-- RECORDS SUPPLIED --
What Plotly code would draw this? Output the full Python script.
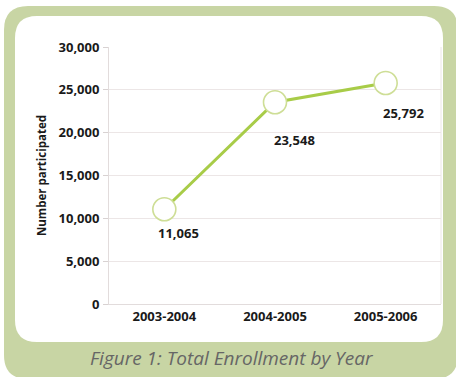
import plotly.graph_objects as go

# Enrollment data
years = ["2003-2004", "2004-2005", "2005-2006"]
enrollment = [11065, 23548, 25792]
y_ticks = [0, 5000, 10000, 15000, 20000, 25000, 30000]

# Label offsets (pixels) for the value labels under each marker
label_dx = [14, 19, 18]
label_dy = [-24, -38, -30]

W, H = 456, 377
L, R, T, B = 109, 15, 47, 73
PW, PH = W - L - R, H - T - B

GREEN = "#C8D5A4"
LINE = "rgb(168,204,72)"
RING = "rgb(206,222,150)"


def px(x):
    return (x - L) / PW


def py(y):
    return (H - B - y) / PH


def rounded_rect(x0, y0, x1, y1, r):
    """SVG path (paper coords) for a rounded rectangle given in pixels."""
    rx, ry = r / PW, r / PH
    a, b, c, d = px(x0), py(y0), px(x1), py(y1)
    return (
        f"M{a + rx},{b} L{c - rx},{b} Q{c},{b} {c},{b - ry} "
        f"L{c},{d + ry} Q{c},{d} {c - rx},{d} "
        f"L{a + rx},{d} Q{a},{d} {a},{d + ry} "
        f"L{a},{b - ry} Q{a},{b} {a + rx},{b} Z"
    )


fig = go.Figure()
fig.add_trace(go.Scatter(
    x=years, y=enrollment, mode="lines+markers",
    line=dict(color=LINE, width=3),
    marker=dict(size=23, color="white", line=dict(color=RING, width=1.6)),
    hoverinfo="skip", showlegend=False,
))

for xv, yv, dx, dy in zip(years, enrollment, label_dx, label_dy):
    fig.add_annotation(
        x=xv, y=yv, text=f"<b>{yv:,}</b>", showarrow=False,
        xshift=dx, yshift=dy,
        font=dict(family="Open Sans", size=13, color="#1a1a1a"),
    )

fig.add_annotation(
    xref="paper", yref="paper", x=px(232), y=py(358),
    xanchor="center", yanchor="middle",
    text="<i>Figure 1: Total Enrollment by Year</i>", showarrow=False,
    font=dict(family="Open Sans", size=19, color="#666666"),
)

shapes = [
    dict(type="path", xref="paper", yref="paper", layer="below",
         path=rounded_rect(4, 6, 458, 379, 24),
         fillcolor=GREEN, line=dict(width=0)),
    dict(type="path", xref="paper", yref="paper", layer="below",
         path=rounded_rect(15, 16, 443, 342, 22),
         fillcolor="white", line=dict(width=0)),
]

fig.update_layout(
    width=W, height=H,
    margin=dict(l=L, r=R, t=T, b=B, pad=0),
    paper_bgcolor="white",
    plot_bgcolor="rgba(0,0,0,0)",
    shapes=shapes,
    font=dict(family="Open Sans", size=13, color="#1a1a1a"),
    xaxis=dict(
        range=[-0.5, 2.5], showgrid=False, zeroline=False,
        showline=True, linecolor="#e2dcdc", linewidth=1, mirror=False,
        ticks="", tickfont=dict(family="Open Sans", size=13, weight="bold"),
        fixedrange=True,
    ),
    yaxis=dict(
        range=[0, 30000], tickvals=y_ticks, tickformat=",",
        showgrid=True, gridcolor="#ece6e6", gridwidth=1,
        zeroline=False, showline=True, linecolor="#e2dcdc", linewidth=1,
        ticks="outside", ticklen=5, tickcolor="#d8d2d2",
        ticklabelstandoff=1,
        tickfont=dict(family="Open Sans", size=13, weight="bold"),
        title=dict(text="<b>Number participated</b>", standoff=9,
                   font=dict(family="Open Sans", size=11.5)),
        fixedrange=True,
    ),
)

# faint right border of the plot area
fig.add_shape(type="line", xref="paper", yref="paper", x0=1, x1=1, y0=0, y1=1,
              line=dict(color="#ece6e6", width=1), layer="below")

fig.write_html("out.html")
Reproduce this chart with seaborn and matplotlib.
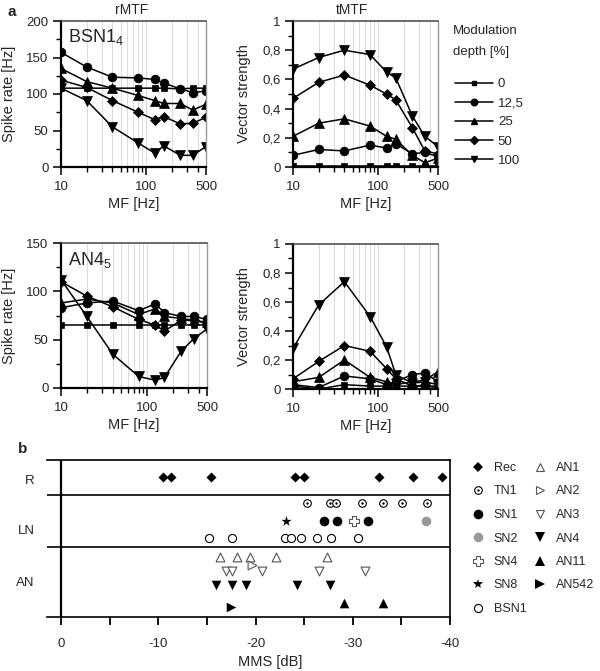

-- GOAL --
Take every line containing the word "this" and copy it.

-- COMPLETED TASK --
What Plotly code would draw this? Output the full Python script.
Reproduce this chart with seaborn and matplotlib.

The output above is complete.